America magazine reports that approximately 550 people gathered on Sunday to celebrate Mass in Lafayette Square, near the White House, in order to show solidarity with immigrants and refugees affected by President Trump’s recent Executive Order.
Is this a case of inappropriately “politicizing” the Mass by turning it into an instrument of “protest”?
Certainly, there have been throughout history political uses of the Eucharist that have distorted the sacred meaning of the sacrament. Indeed, the Church’s liturgy has often been used to sacralize oppressive power by providing the setting for the coronation of tyrants or offering a bully pulpit for frankly partisan agendas. And without having been at the Mass in Lafayette Park it is difficult for me to say whether it crossed some sort of line.

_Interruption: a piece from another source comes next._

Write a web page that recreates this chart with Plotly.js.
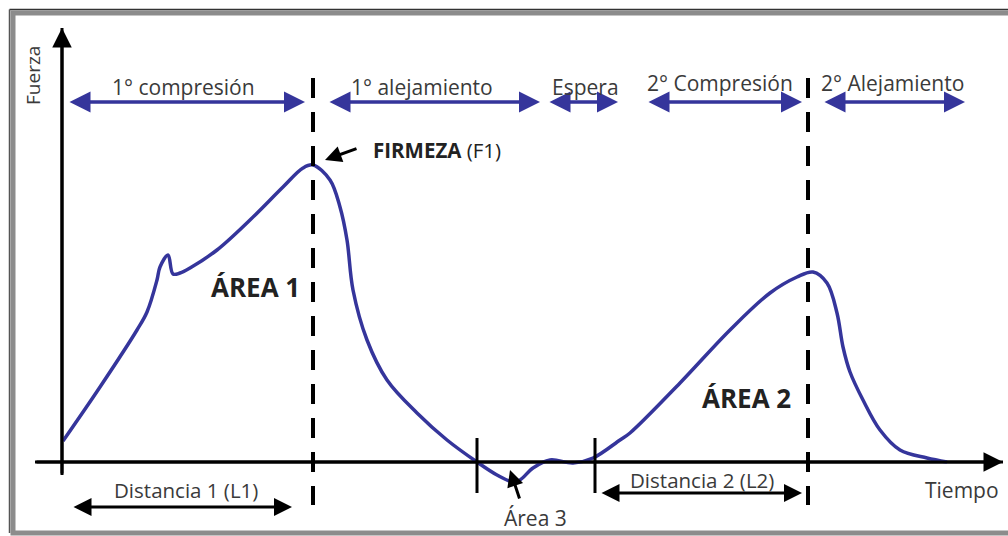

But it is also good to remember that the Mass is in one sense an inherently “political” act, because it is the food for the journey of the City of God while on pilgrimage; it is the act by which God constitutes the Church as a “people” who seek to be disciples of Jesus by seeking him in the hungry, the naked, the stranger. Whether celebrated in a public square or in a private chapel, the Eucharist is an act of protest against all the forces of dehumanization that plague our world (a dehumanization that is sponsored by partisans across the political spectrum); it is the anamnesis of the state-sanctioned death of one who was perceived as a threat by representatives of the most powerful empire in the world; it is the “sacrifice of our reconciliation” that has the power to “advance the peace and salvation of all the world.”
The Eucharist is political dynamite. It is the supreme act of protest, by which we say “no” to the powers of death. It can be misused and manipulated for political purposes, but abusus non tollit usum. If the public celebration of the mysteries of the Son of God, who
chose the foolish of the world to shame the wise, and… chose the weak of the world to shame the strong, and… chose the lowly and despised of the world, those who count for nothing, to reduce to nothing those who are something… (1 Cor. 1: 27-28)
seems in light of current events to carry a message of political protest, well, maybe that is God’s doing and not our manipulation.